Scientific insights like those suggest a Ground of Being who might be described simply as the sum of all the energy in the universe and in the universe of universes of which our solar system is an infinitesimal part. That unfathomable quantum would include, of course, the energy of consciousness. It might even be addressed personally as a Thou. It finds incarnation in each of our apparently solid bodies.

Such realizations have salutary consequences. That is, if we are one with each other, with the natural world, and ultimately with the one we used to call “God,” then wars, borders, and us-and-them thinking of any type should find no place among any but the psychopathically insane.

Moreover, the wisdom of one of the world’s great prophets, Jesus of Nazareth, who instructed us to “Love your neighbor as yourself” becomes evident. Our neighbor is everyone. And everyone is our Self. There is no real distinction, no real separation among us. Loving one’s neighbor makes sense because one’s neighbor is in fact oneself.

Conclusion  

I suppose what I’m saying is that my binge watching of “Game of Thrones” helped me better understand firstly where our ideas of a sadistic god come from. Secondly, it made clear why so many of us have abandoned belief in that God. We can’t any longer accept a deity who acts as cruelly and arbitrarily as King Robert, Cersei, Joffrey, Ramsey Bolton, or Daenerys. 

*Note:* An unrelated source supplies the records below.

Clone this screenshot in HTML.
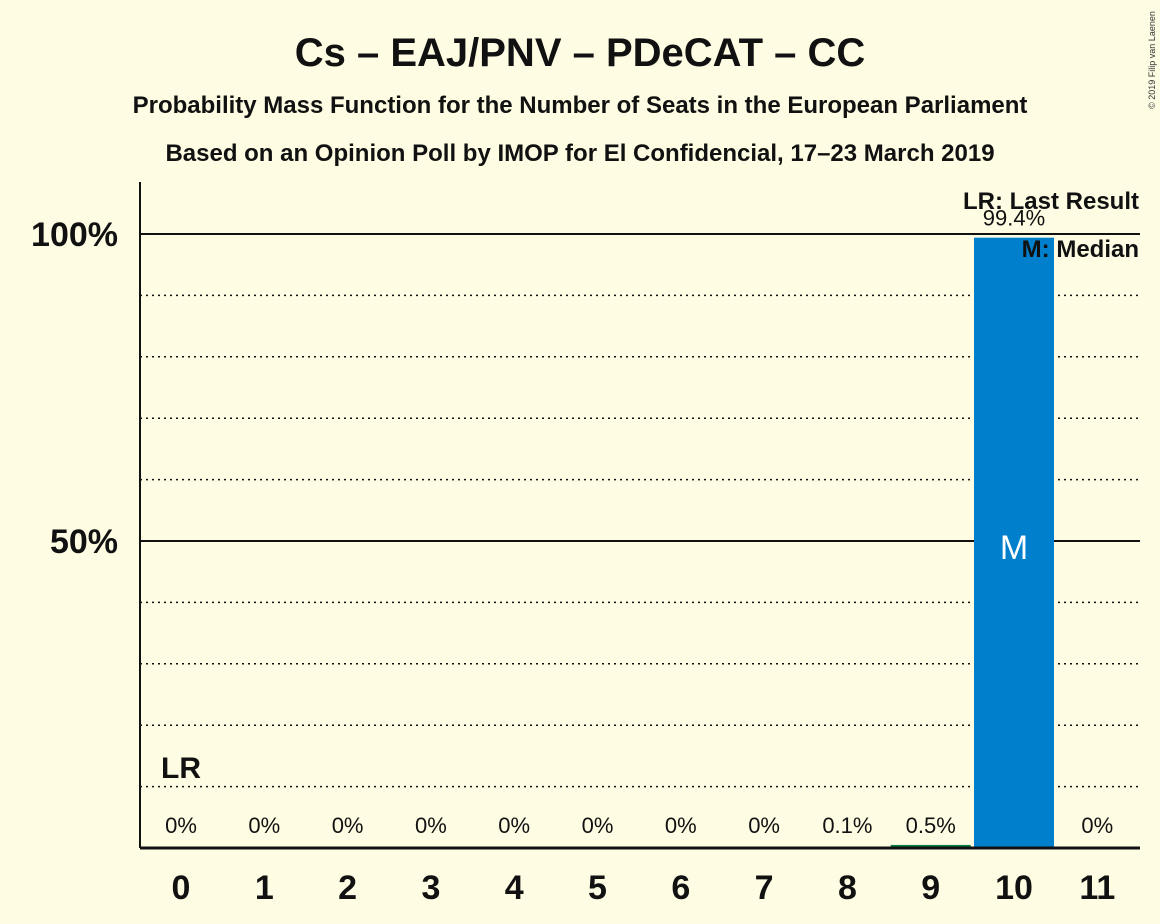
<!DOCTYPE html>
<html><head><meta charset="utf-8"><style>
body{margin:0;background:#fefce3;}
svg{display:block;font-family:"Liberation Sans",sans-serif;}
</style></head><body>
<svg width="1160" height="924" viewBox="0 0 1160 924">
<rect width="1160" height="924" fill="#fefce3"/>
<text x="580" y="66" text-anchor="middle" font-size="40" font-weight="bold" fill="#111">Cs – EAJ/PNV – PDeCAT – CC</text>
<text x="580" y="113" text-anchor="middle" font-size="24" font-weight="bold" fill="#111">Probability Mass Function for the Number of Seats in the European Parliament</text>
<text x="580" y="161" text-anchor="middle" font-size="24" font-weight="bold" fill="#111">Based on an Opinion Poll by IMOP for El Confidencial, 17–23 March 2019</text>
<text x="1155" y="60" font-size="9" fill="#333" transform="rotate(-90 1155 60)" text-anchor="middle">© 2019 Filip van Laenen</text>
<g id="grid"></g>
<g id="bars"></g>
<g id="labels"></g>
<line x1="140" y1="182" x2="140" y2="848" stroke="#111" stroke-width="2"/>
<line x1="140" y1="848" x2="1140" y2="848" stroke="#111" stroke-width="3"/>
<text x="118" y="246" text-anchor="end" font-size="34" font-weight="bold" fill="#111">100%</text>
<text x="118" y="553" text-anchor="end" font-size="34" font-weight="bold" fill="#111">50%</text>
<text x="181" y="778" text-anchor="middle" font-size="30" font-weight="bold" fill="#111">LR</text>
<text x="1139" y="209" text-anchor="end" font-size="24" font-weight="bold" fill="#111">LR: Last Result</text>
<text x="1139" y="257" text-anchor="end" font-size="24" font-weight="bold" fill="#111">M: Median</text>
</svg>
<script>
const seats=[0,1,2,3,4,5,6,7,8,9,10,11];
const probs=[0,0,0,0,0,0,0,0,0.1,0.5,99.4,0];
const probLabels=["0%","0%","0%","0%","0%","0%","0%","0%","0.1%","0.5%","99.4%","0%"];
const medianSeat=10;
const NS="http://www.w3.org/2000/svg";
const xs=s=>181+s*83.3;
const ys=v=>848-v*6.14;
function mk(tag,attrs,parent){const e=document.createElementNS(NS,tag);for(const k in attrs)e.setAttribute(k,attrs[k]);document.getElementById(parent).appendChild(e);return e;}
for(let g=10;g<=100;g+=10){
  const solid=(g===50||g===100);
  const l=mk('line',{x1:140,x2:1140,y1:ys(g),y2:ys(g),stroke:'#111','stroke-width':solid?2:1.5,'stroke-dasharray':solid?'':'2,4'},'grid');
  
  
}
seats.forEach((s,i)=>{
  const v=probs[i];
  const big=v>50;
  const h=Math.max(v*6.14,v>=0.5?2:0);
  if(h>0){
    const r=mk('rect',{x:xs(s)-40,y:848-h,width:80,height:h,fill:big?'#0080cc':'#008040'},'bars');
    
    
  }
  const t=mk('text',{x:xs(s),y:big?ys(v)-12:833,'text-anchor':'middle','font-size':22,fill:'#111'},'labels');
  t.textContent=probLabels[i];
  
  
  const xt=mk('text',{x:xs(s),y:899,'text-anchor':'middle','font-size':34,'font-weight':'bold',fill:'#111'},'labels');
  xt.textContent=s;
  
  
  if(s===medianSeat){
    const m=mk('text',{x:xs(s),y:559,'text-anchor':'middle','font-size':34,fill:'#fff'},'labels');
    m.textContent='M';
    
    
  }
});
</script>
</body></html>
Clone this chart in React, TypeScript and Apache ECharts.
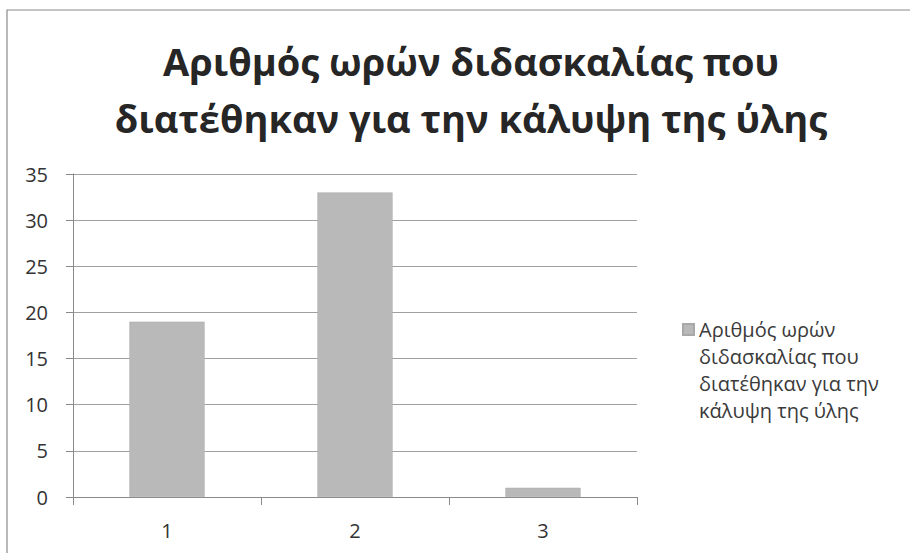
import React, { useEffect, useRef } from "react";
import * as echarts from "echarts";

const categories = ["1", "2", "3"];
const values = [19, 33, 1];
const seriesName = "Αριθμός ωρών\nδιδασκαλίας που\nδιατέθηκαν για την\nκάλυψη της ύλης";
const titleText = "Αριθμός ωρών διδασκαλίας που\nδιατέθηκαν για την κάλυψη της ύλης";
const yMin = 0;
const yMax = 35;
const yStep = 5;

export default function App() {
  const ref = useRef<HTMLDivElement>(null);
  useEffect(() => {
    if (!ref.current) return;
    const chart = echarts.init(ref.current, null, { renderer: "svg" });
    const font = "Open Sans";
    chart.setOption({
      animation: false,
      backgroundColor: "#ffffff",
      textStyle: { fontFamily: font },
      title: {
        text: titleText,
        left: 466,
        textAlign: "center",
        top: 27,
        textStyle: {
          fontFamily: font,
          fontSize: 38,
          fontWeight: "bold",
          color: "#262626",
          lineHeight: 57,
        },
      },
      graphic: [
        {
          type: "rect",
          shape: { x: 7, y: 10, width: 940, height: 600 },
          style: { fill: "none", stroke: "#8a8a8a", lineWidth: 1.2 },
          silent: true,
        },
      ],
      legend: {
        left: 677,
        top: 230,
        orient: "vertical",
        icon: "rect",
        itemWidth: 11,
        itemHeight: 11,
        itemGap: 6,
        formatter: (name: string) => "\n\n\n" + name,
        textStyle: {
          fontFamily: font,
          fontSize: 20,
          color: "#3a3a3a",
          lineHeight: 27,
        },
        data: [seriesName],
      },
      grid: { left: 73, top: 174, right: 273, bottom: 56 },
      xAxis: {
        type: "category",
        data: categories,
        axisLine: { show: true, lineStyle: { color: "#8a8a8a", width: 1 } },
        axisTick: { show: true, alignWithLabel: false, length: 8, lineStyle: { color: "#8a8a8a" } },
        axisLabel: { fontFamily: font, fontSize: 20, color: "#333333", margin: 23 },
      },
      yAxis: {
        type: "value",
        min: yMin,
        max: yMax,
        interval: yStep,
        axisLine: { show: true, lineStyle: { color: "#8a8a8a", width: 1 } },
        axisTick: { show: true, length: 7, lineStyle: { color: "#8a8a8a" } },
        splitLine: { show: true, lineStyle: { color: "#a0a0a0", width: 1 } },
        axisLabel: { fontFamily: font, fontSize: 20, color: "#333333", margin: 25 },
      },
      series: [
        {
          name: seriesName,
          type: "bar",
          data: values,
          barWidth: "40%",
          itemStyle: { color: "#b9b9b9", borderColor: "#a8a8a8", borderWidth: 0.5 },
        },
      ],
    });
    return () => chart.dispose();
  }, []);
  return (
    <div
      ref={ref}
      style={{ position: "fixed", left: 0, top: 0, width: 910, height: 553 }}
    />
  );
}
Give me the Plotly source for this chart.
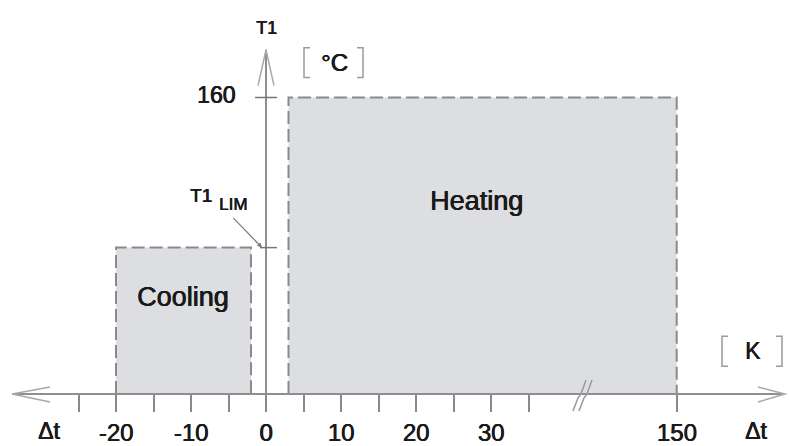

Thirdly, and even more importantly, such rejection yields practical conclusions that might save us from the insanities of our contemporary political powers whose slaughters, genocides, ecocides – their omnicides – massively eclipse anything depicted in “Game of Thrones.” I’m thinking of modern weapons of war even well below civilization-ending nuclear weapons. So many of them make the fire breathing dragons and “Game of Thrones” massacres look like children’s pets.

And finally, all of this suggests resistance on the part of citizens like us. I mean, when you think about it, we’re not much different from those commoner subjects of the kings and royalty depicted in “Game of Thrones.” “Nuclear war, Mr. President? As you wish, your grace.”

I mean, most of us stand quite ready to turn off our rationality and consciousness and proceed to sacrifice our children and ourselves at the whim of those whose words and actions reveal them to be psychopathic and quite stupid.

It’s time we realize our “kings’” lunatic nature and deny them any authority whatsoever.  The revolution against the medieval mindset of “Game of Thrones” is still incomplete.